I guess following up on Rich's comment just now, I guess, have you seen any evidence of clients potentially trying to use AI themselves to solve problems? I know in some situations, it's completely impossible, but have you seen any evidence of that kind of occurring at your customer base?

Catherine Corrigan

Analyst · UBS.

Certainly, our -- look, I mean, our customers are absolutely looking to incorporate AI into their operations. There are situations, I mean, Rich just mentioned one where they've -- on the utility side, incorporated those into risk models and have found that AI alone simply is not good enough and so -- but we see that in the medical device environment with sort of software as a medical device. There are -- we get pulled in on the regulatory side of that, right, where they're trying to get their -- develop their plan of attack for getting through the FDA in terms of approval on that.
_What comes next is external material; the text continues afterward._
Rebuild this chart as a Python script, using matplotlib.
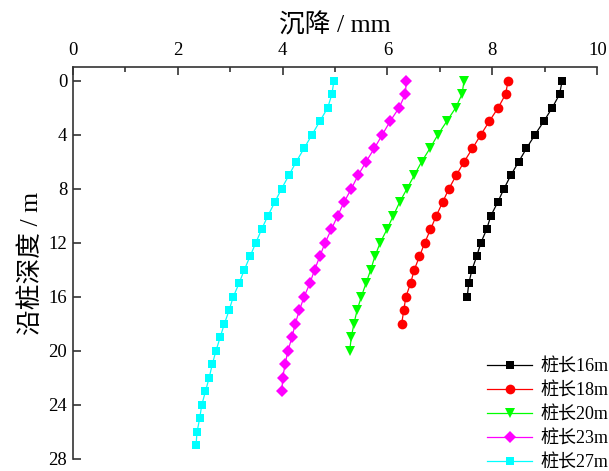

So, yes, I mean, our electronics clients are putting artificial intelligence into all kinds of different form factor devices, and they're asking us for our help in benchmarking and user research. So it's really everywhere we turn. There are different levels of confidence that clients have in it. Some are more sort of skeptical. Others want to dive right in, but they're coming to us for advice and sort of reality checking, if you will, in a lot of these applications.

Joshua Chan

Analyst · UBS.

Okay. And then maybe just a quick follow-up on next year on 2026. Is there anything different about how free cash flow will work in '26 than it worked in '25? Anything to kind of flag there? Or is that a pretty normal conversion?

Richard Schlenker

Analyst · UBS.

Our expectation is that we may be able to improve upon that conversion. The area -- we had sort of a heavy amount of reimbursables there at the end of the year tied in with the studies, which made DSOs a little bit higher than the average of where we would want to end the year. So I would expect that, that would naturally and through some efforts we're making come into more balance, so they might be able to bring down DSOs by a few days, and that will help us move to a steady state and improve -- area to improve cash flows going forward.

Operator

Operator

The conference has now concluded. Thank you for attending today's presentation. You may now disconnect.